- _DESCRIPTION OF THE TASK_
Output nothing but the lines from the one with "Generate a Python" through the one with "from bokeh.resources import INLINE", including both. Leave the pictures out of the copy.

- _Code that draws figures_

....

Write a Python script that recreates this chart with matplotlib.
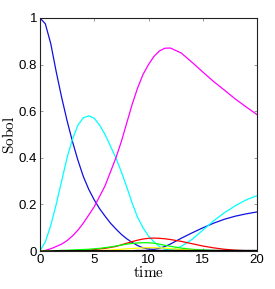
"""Sobol indices over time."""

import matplotlib
matplotlib.use('Agg')
import matplotlib.pyplot as plt  # noqa: E402

# Sample times and the indices
t = [0, 0.5, 1, 1.5, 2, 2.5, 3, 3.5, 4, 4.5, 5, 5.5, 6, 6.5, 7, 7.5, 8,
     8.5, 9, 9.5, 10, 10.5, 11, 11.5, 12, 13, 14, 15, 16, 17, 18, 19, 20]

blue = [1.0, 0.975, 0.89, 0.77, 0.66, 0.56, 0.47, 0.39, 0.32, 0.265, 0.22,
        0.182, 0.15, 0.12, 0.095, 0.072, 0.053, 0.037, 0.024, 0.014, 0.009,
        0.008, 0.012, 0.02, 0.03, 0.055, 0.078, 0.10, 0.12, 0.137, 0.15,
        0.16, 0.168]
cyan = [0.0, 0.04, 0.11, 0.2, 0.3, 0.4, 0.48, 0.54, 0.572, 0.58, 0.57, 0.54,
        0.5, 0.45, 0.40, 0.34, 0.275, 0.205, 0.145, 0.1, 0.065, 0.04, 0.02,
        0.008, 0.005, 0.02, 0.05, 0.09, 0.13, 0.165, 0.195, 0.22, 0.238]
magenta = [0.0, 0.003, 0.01, 0.02, 0.03, 0.045, 0.065, 0.09, 0.12, 0.155,
           0.19, 0.235, 0.28, 0.34, 0.40, 0.47, 0.55, 0.63, 0.70, 0.758,
           0.80, 0.835, 0.858, 0.87, 0.871, 0.85, 0.81, 0.768, 0.727, 0.69,
           0.652, 0.618, 0.585]
red = [0.0, 0.0, 0.0, 0.001, 0.001, 0.002, 0.002, 0.003, 0.004, 0.005,
       0.007, 0.009, 0.012, 0.016, 0.02, 0.027, 0.034, 0.041, 0.047, 0.052,
       0.055, 0.056, 0.055, 0.053, 0.05, 0.042, 0.032, 0.022, 0.014, 0.008,
       0.004, 0.002, 0.001]
green = [0.0, 0.001, 0.002, 0.002, 0.003, 0.004, 0.005, 0.006, 0.007, 0.008,
         0.01, 0.012, 0.015, 0.018, 0.022, 0.026, 0.03, 0.033, 0.035, 0.036,
         0.036, 0.034, 0.03, 0.025, 0.021, 0.013, 0.008, 0.005, 0.003, 0.002,
         0.001, 0.001, 0.0]
yellow = [0.0, 0.0, 0.0, 0.0, 0.0, 0.0, 0.0, 0.0, 0.001, 0.001, 0.002, 0.003,
          0.004, 0.005, 0.007, 0.008, 0.01, 0.011, 0.013, 0.014, 0.015, 0.015,
          0.014, 0.013, 0.011, 0.007, 0.004, 0.002, 0.001, 0.001, 0.0, 0.0,
          0.0]
black = [0.0, 0.001, 0.001, 0.002, 0.002, 0.002, 0.002, 0.002, 0.002, 0.002,
         0.002, 0.002, 0.002, 0.002, 0.002, 0.002, 0.002, 0.002, 0.003, 0.003,
         0.003, 0.003, 0.003, 0.003, 0.003, 0.003, 0.003, 0.003, 0.003, 0.003,
         0.003, 0.003, 0.003]

series = [(blue, '#1010e0'), (cyan, '#00ffff'), (magenta, '#ff00ff'),
          (red, '#ff0000'), (green, '#00ff00'), (yellow, '#ffff00'),
          (black, '#000000')]

plt.rcParams['font.family'] = ['Liberation Sans', 'DejaVu Sans']
plt.rcParams['mathtext.fontset'] = 'cm'

fig = plt.figure(figsize=(2.75, 2.89), dpi=100)
ax = fig.add_axes([0.145, 0.131, 0.79, 0.807])

for values, color in series:
    ax.plot(t, values, color=color, linewidth=0.9)

ax.set_xlim(0, 20)
ax.set_ylim(0, 1)
ax.set_xticks([0, 5, 10, 15, 20])
ax.set_yticks([0, 0.2, 0.4, 0.6, 0.8, 1])
ax.set_yticklabels(['0', '0.2', '0.4', '0.6', '0.8', '1'])
ax.tick_params(direction='in', top=True, right=True, labelsize=9.5,
               length=2.5, width=0.6, color='#888888', pad=2)
for spine in ax.spines.values():
    spine.set_linewidth(0.8)
    spine.set_color('#222222')

ax.set_xlabel(r'$\mathrm{time}$', fontsize=11, labelpad=-1)
ax.set_ylabel(r'$\mathrm{Sobol}$', fontsize=11, labelpad=1)

fig.savefig('out.png', dpi=100)
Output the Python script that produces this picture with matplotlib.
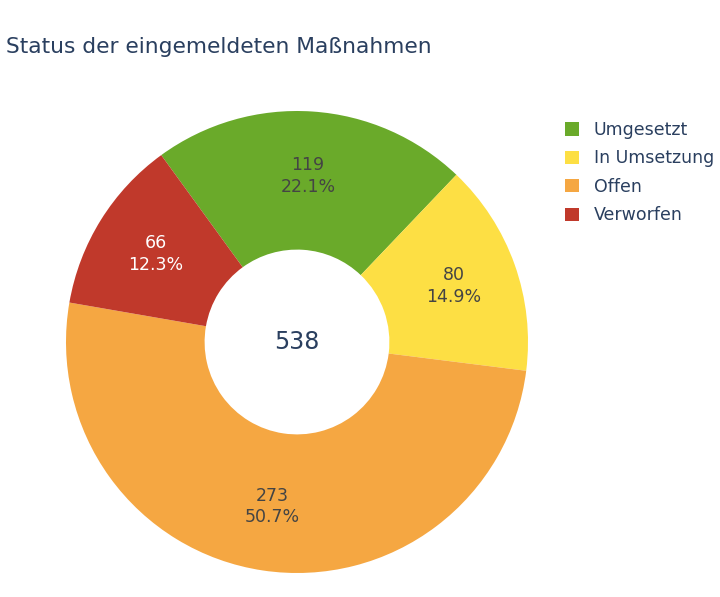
import numpy as np
import matplotlib.pyplot as plt
from matplotlib.patches import Patch

labels = ['Umgesetzt', 'In Umsetzung', 'Offen', 'Verworfen']
values = [119, 80, 273, 66]
colors = ['#6aaa2a', '#fddf44', '#f5a742', '#c0392b']
text_colors = ['#444444', '#444444', '#444444', 'white']

total = sum(values)

fig = plt.figure(figsize=(7.2, 5.97), dpi=100)
W, H = 720, 597
cx, cy, r = 297, 342, 231
ax = fig.add_axes([(cx - r) / W, (H - cy - r) / H, 2 * r / W, 2 * r / H])

wedges, _ = ax.pie(values, colors=colors, startangle=126, counterclock=False,
                   radius=1, wedgeprops=dict(width=0.6, linewidth=0))
ax.set_xlim(-1, 1)
ax.set_ylim(-1, 1)
ax.set_aspect('equal')
ax.axis('off')

# slice labels: value and percent
for w, v, tc in zip(wedges, values, text_colors):
    ang = np.deg2rad((w.theta1 + w.theta2) / 2)
    x, y = 0.72 * np.cos(ang), 0.72 * np.sin(ang)
    ax.text(x, y, f'{v}\n{v / total * 100:.1f}%', ha='center', va='center',
            fontsize=12.5, color=tc, linespacing=1.25)

ax.text(0, 0, str(total), ha='center', va='center', fontsize=17, color='#2a3f5f')

fig.text(6 / W, 1 - 47 / H, 'Status der eingemeldeten Maßnahmen', ha='left',
         va='center', fontsize=15.7, color='#2a3f5f')

handles = [Patch(facecolor=c, edgecolor='none') for c in colors]
leg = fig.legend(handles, labels, loc='upper left', bbox_to_anchor=(558 / W, 1 - 114 / H),
                 frameon=False, fontsize=12.5, handlelength=0.8, handleheight=0.8,
                 handletextpad=0.85, labelspacing=0.6, borderaxespad=0)
for t in leg.get_texts():
    t.set_color('#2a3f5f')

fig.savefig('out.png', dpi=100)
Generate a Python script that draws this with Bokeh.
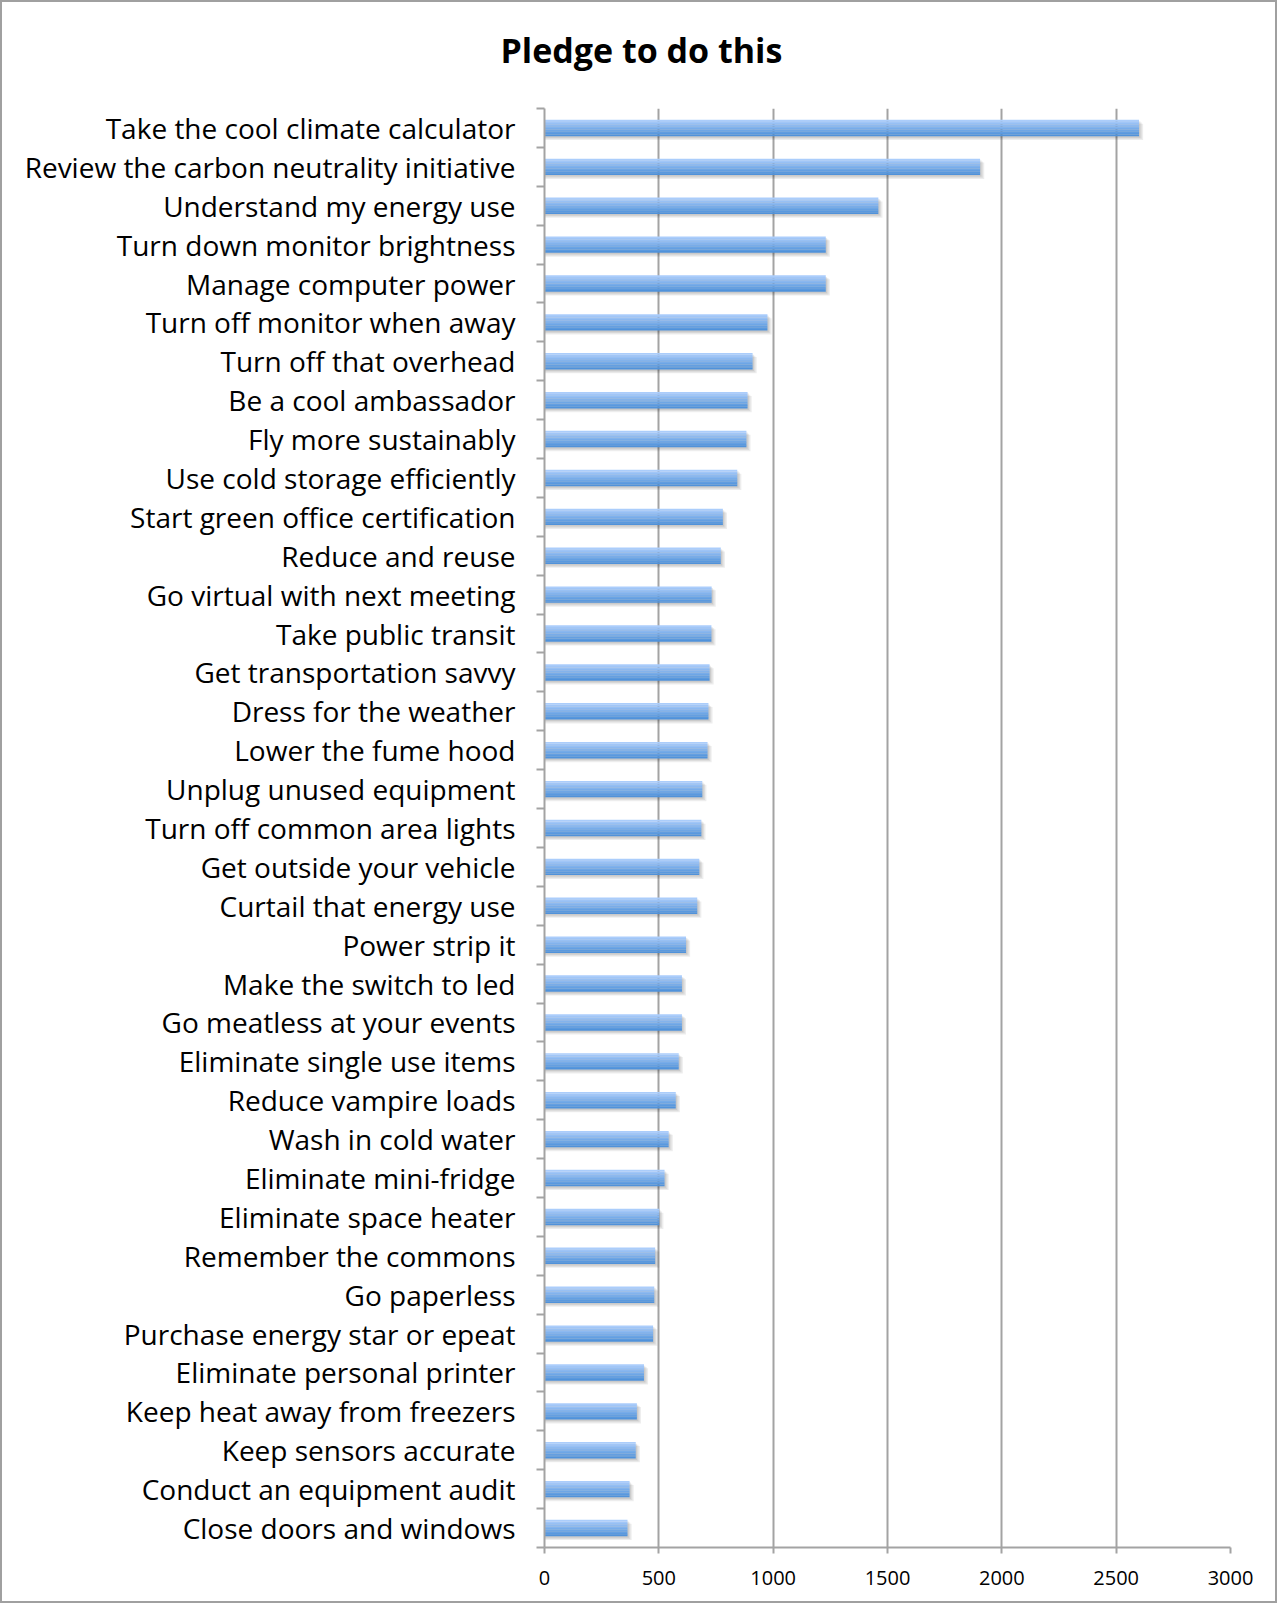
from bokeh.plotting import figure
from bokeh.models import Range1d, FixedTicker, ColumnDataSource, Title
from bokeh.transform import dodge
from bokeh.embed import file_html
from bokeh.resources import INLINE

categories = [
    "Take the cool climate calculator",
    "Review the carbon neutrality initiative",
    "Understand my energy use",
    "Turn down monitor brightness",
    "Manage computer power",
    "Turn off monitor when away",
    "Turn off that overhead",
    "Be a cool ambassador",
    "Fly more sustainably",
    "Use cold storage efficiently",
    "Start green office certification",
    "Reduce and reuse",
    "Go virtual with next meeting",
    "Take public transit",
    "Get transportation savvy",
    "Dress for the weather",
    "Lower the fume hood",
    "Unplug unused equipment",
    "Turn off common area lights",
    "Get outside your vehicle",
    "Curtail that energy use",
    "Power strip it",
    "Make the switch to led",
    "Go meatless at your events",
    "Eliminate single use items",
    "Reduce vampire loads",
    "Wash in cold water",
    "Eliminate mini-fridge",
    "Eliminate space heater",
    "Remember the commons",
    "Go paperless",
    "Purchase energy star or epeat",
    "Eliminate personal printer",
    "Keep heat away from freezers",
    "Keep sensors accurate",
    "Conduct an equipment audit",
    "Close doors and windows",
]
pledges = [
    2600, 1905, 1460, 1230, 1230, 975, 910, 888, 883, 843,
    780, 771, 731, 730, 722, 717, 713, 690, 686, 677,
    668, 619, 601, 601, 587, 574, 543, 525, 502, 484,
    480, 475, 435, 404, 399, 372, 363,
]
x_ticks = [0, 500, 1000, 1500, 2000, 2500, 3000]

n = len(categories)
rows = list(range(n))
source = ColumnDataSource(dict(row=rows, value=pledges))

FONT = "Open Sans"
GRID = "#a3a3a3"

p = figure(
    width=1277, height=1603,
    output_backend="svg", toolbar_location=None,
    x_range=Range1d(0, 3000), y_range=Range1d(n - 0.5, -0.5),
    min_border_left=542, min_border_right=49,
    min_border_top=106, min_border_bottom=58,
)
p.styles = {"border": "2px solid #a0a0a0"}
p.outline_line_color = None
p.background_fill_color = "white"
p.border_fill_color = "white"
p.title.text = ""
p.title.standoff = 0

# empty spacer nearest the frame, then the chart title above it,
# shifted left so that it is centred over the whole chart
p.add_layout(Title(text=" ", text_font_size="1px", standoff=33), "above")
p.add_layout(Title(text="Pledge to do this", align="left", offset=-44, standoff=0,
                   text_font=FONT, text_font_size="34px", text_font_style="bold",
                   text_color="black"), "above")

# soft drop shadow under each bar
bar_h = 0.42
for dx, dy, a in [(18, 0.10, 0.07), (12, 0.07, 0.07), (6, 0.04, 0.08)]:
    p.hbar(y=dodge("row", dy, range=p.y_range), right=dodge("value", dx, range=p.x_range),
           left=0, height=bar_h, source=source, fill_color="black", fill_alpha=a,
           line_color=None)

# vertical gradient fill built from thin slices, light on top, darker below
top = (0xAB, 0xCD, 0xFB)
bot = (0x50, 0x92, 0xDA)
slices = 10
sh = bar_h / slices
for s in range(slices):
    t = s / (slices - 1)
    col = "#%02x%02x%02x" % tuple(int(round(top[c] + (bot[c] - top[c]) * t)) for c in range(3))
    off = -bar_h / 2 + sh * (s + 0.5)
    p.hbar(y=dodge("row", off, range=p.y_range), right="value", left=0,
           height=sh * 1.05, source=source, fill_color=col, line_color=None)

# x axis
p.xaxis.ticker = FixedTicker(ticks=x_ticks)
p.xaxis.axis_line_color = GRID
p.xaxis.axis_line_width = 2
p.xaxis.major_tick_line_color = GRID
p.xaxis.major_tick_line_width = 2
p.xaxis.major_tick_out = 6
p.xaxis.major_tick_in = 0
p.xaxis.minor_tick_line_color = None
p.xaxis.major_label_text_font = FONT
p.xaxis.major_label_text_font_size = "20px"
p.xaxis.major_label_text_color = "black"
p.xaxis.major_label_standoff = 17

p.xgrid.ticker = FixedTicker(ticks=x_ticks[1:])
p.xgrid.grid_line_color = GRID
p.xgrid.grid_line_width = 2
p.ygrid.grid_line_color = None

# y axis: labels at row centres, tick marks between rows
p.yaxis.ticker = FixedTicker(ticks=rows, minor_ticks=[r - 0.5 for r in range(n + 1)])
p.yaxis.major_label_overrides = {r: c for r, c in zip(rows, categories)}
p.yaxis.axis_line_color = GRID
p.yaxis.axis_line_width = 2
p.yaxis.major_tick_line_color = None
p.yaxis.major_tick_out = 0
p.yaxis.major_tick_in = 0
p.yaxis.minor_tick_line_color = GRID
p.yaxis.minor_tick_line_width = 2
p.yaxis.minor_tick_out = 8
p.yaxis.minor_tick_in = 0
p.yaxis.major_label_text_font = FONT
p.yaxis.major_label_text_font_size = "28px"
p.yaxis.major_label_text_color = "black"
p.yaxis.major_label_standoff = 21

open("out.html", "w").write(file_html(p, INLINE))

....

- _OUTPUT OF THE TASK_
Generate a Python script that draws this with Bokeh.
from bokeh.plotting import figure
from bokeh.models import Range1d, FixedTicker, ColumnDataSource, Title
from bokeh.transform import dodge
from bokeh.embed import file_html
from bokeh.resources import INLINE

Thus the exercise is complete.